Now I have never worked with data of this scale. My first instinct was to use Numpy for more efficient arrays w.r.t memory. But then I've heard that in Numpy arrays, 'append' is discouraged as it's not as efficient.

So what would you suggest I go with? Any general tips for working with data of this size? I can bring the data down to 20% of its size with random sampling if it's required.

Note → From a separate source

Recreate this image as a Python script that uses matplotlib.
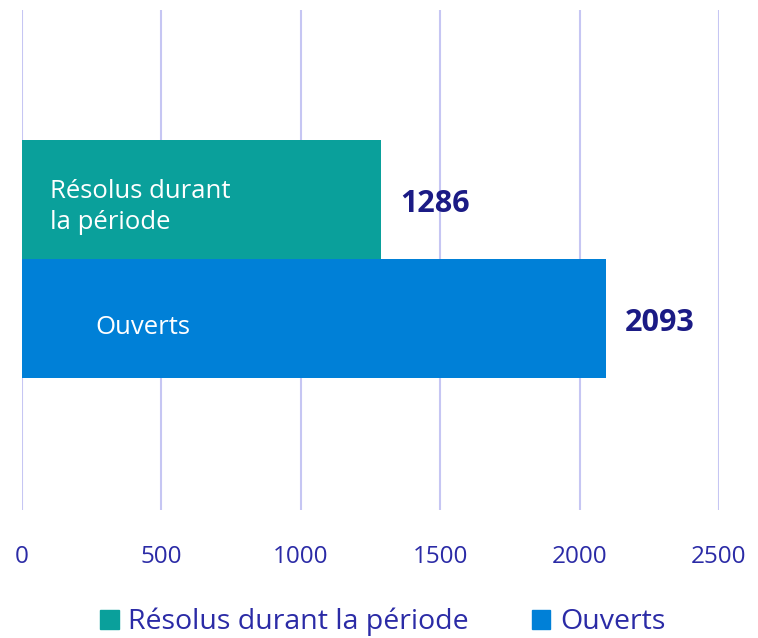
import numpy as np
import matplotlib.pyplot as plt
from matplotlib.patches import Patch

# data
series = ["Résolus durant la période", "Ouverts"]
values = [1286, 2093]
inbar_labels = ["Résolus durant\nla période", "Ouverts"]
colors = ["#0AA09B", "#0080D7"]
xticks = [0, 500, 1000, 1500, 2000, 2500]

plt.rcParams['font.family'] = ['Open Sans', 'DejaVu Sans']

fig = plt.figure(figsize=(7.58, 6.38), dpi=100)
ax = fig.add_axes([22/758, 128/638, 697/758, 500/638])

ypos = [1, 0]
ax.barh(ypos, values, height=1.0, color=colors, zorder=2)

ax.set_xlim(0, 2500)
ax.set_ylim(-1.605, 2.595)
ax.set_xticks(xticks)
ax.set_xticklabels([str(t) for t in xticks], fontsize=17.5, color="#2B2BA6")
ax.tick_params(axis='x', length=0, pad=25)
ax.set_yticks([])
for s in ax.spines.values():
    s.set_visible(False)
ax.grid(axis='x', color="#C6C6F3", linewidth=1.5, zorder=0)

# value labels
for y, v in zip(ypos, values):
    ax.annotate(str(v), (v, y), xytext=(14, -3), textcoords='offset points',
                va='center', ha='left', fontsize=22, fontweight='bold', color="#1B1B85")

# labels inside bars
ax.annotate(inbar_labels[0], (0, ypos[0]), xytext=(20, -5), textcoords='offset points',
            va='center', ha='left', fontsize=18.5, color="white", linespacing=1.3)
ax.annotate(inbar_labels[1], (0, ypos[1]), xytext=(53, -6), textcoords='offset points',
            va='center', ha='left', fontsize=18.5, color="white")

handles = [Patch(color=c, label=s) for c, s in zip(colors, series)]
leg = fig.legend(handles=handles, loc='center', bbox_to_anchor=(0.505, 16/638), ncol=2,
                 frameon=False, fontsize=20.5, handlelength=0.65, handleheight=0.65,
                 handletextpad=0.35, columnspacing=2.2)
for t in leg.get_texts():
    t.set_color("#2B2BA6")

fig.savefig("out.png", dpi=100)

EDIT: Edited for clarity about size and type of data.

user1265125
  • 2,608
  • 8
  • 42
  • 65
  • "around ~70 mil" - 70 what? 70 million bytes of data? 70 million data points? 70 of something that abbreviates to "mil"? Could you expand that point a bit? – user2357112 Aug 20 '14 at 07:38
  • Take a look at [pandas](https://www.google.co.il/url?sa=t&rct=j&q=&esrc=s&source=web&cd=2&cad=rja&uact=8&ved=0CCAQFjAB&url=http%3A%2F%2Fpandas.pydata.org%2F&ei=H1T0U-3BJcfb4QSq8YDIDQ&usg=AFQjCNEZuvyE0M5ZO8tUGa-NnbWMi3Qh0A&sig2=JkKgHptG5DEt7ux2V1cr2g&bvm=bv.73231344,bs.1,d.bGQ) – Korem Aug 20 '14 at 07:54
  • 2
    @Korem how would using pandas solve the memory storage issue? Pandas uses numpy and there will be additional overhead for the pandas structures so it will increase the memory usage. The idea here would be to create your structures once if possible, growing them a row at a time is inefficient. Your question is a bit broad, but this may help: http://stackoverflow.com/questions/14262433/large-data-work-flows-using-pandas – EdChum Aug 20 '14 at 08:00
  • Also related: http://stackoverflow.com/questions/16660617/what-is-the-advantage-of-pytables – EdChum Aug 20 '14 at 08:00
  • @EdChum I do not see anywhere that the OP is concerned about the actual size in memory. What I read from the question is that he is concerned about efficient loading **into** memory (talking about append, etc.). pandas has efficient methods for loading large amounts of data. As a side note, this was a pointer at a package the OP might not be familiar with. It was not an answer. – Korem Aug 20 '14 at 08:07
  • @Korem `My first instinct was to use Numpy for more efficient arrays w.r.t memory` my interpretation of this line is that memory efficient = size. Pandas would still suffer the same issues as numpy for appending row by row. Still this question lacks detail – EdChum Aug 20 '14 at 08:10
  • So mil means millions ? – log0 Aug 20 '14 at 09:11
  • 2
    Yes I'm not concerned with the actual size in memory because it's gonna be impossible to get around that. My main concern is the 'append' operation on a large numpy array. – user1265125 Aug 20 '14 at 09:18
  • 1
    Did you think about preallocating a numpy array then assigning values? `my_array = numpy.zeros(length); for i, line in enumerate(file): ... my_array[i] = ...` – log0 Aug 20 '14 at 09:23

1 Answers1

5

If I understand your description correctly, your dataset will contain ~700 million integers. Even if you use 64-bit ints that would still only come to about 6GB. Depending on how much RAM you have and what you want to do in terms of statistical processing, your dataset sounds like it would be quite manageable as a normal numpy array living in core memory.


If the dataset is too large to fit in memory, a simple solution might be to use a memory-mapped array (numpy.memmap). In most respects, an np.memmap array behaves like a normal numpy array, but instead of storing the whole dataset in system memory, it will be dynamically read from/written to a file on disk as required.

Another option would be to store your data in an HDF5 file, for example using PyTables or H5py. HDF5 allows the data to be compressed on disk, and PyTables includes some very fast methods to perform mathematical operations on large disk-based arrays.

ali_m
  • 71,714
  • 23
  • 223
  • 298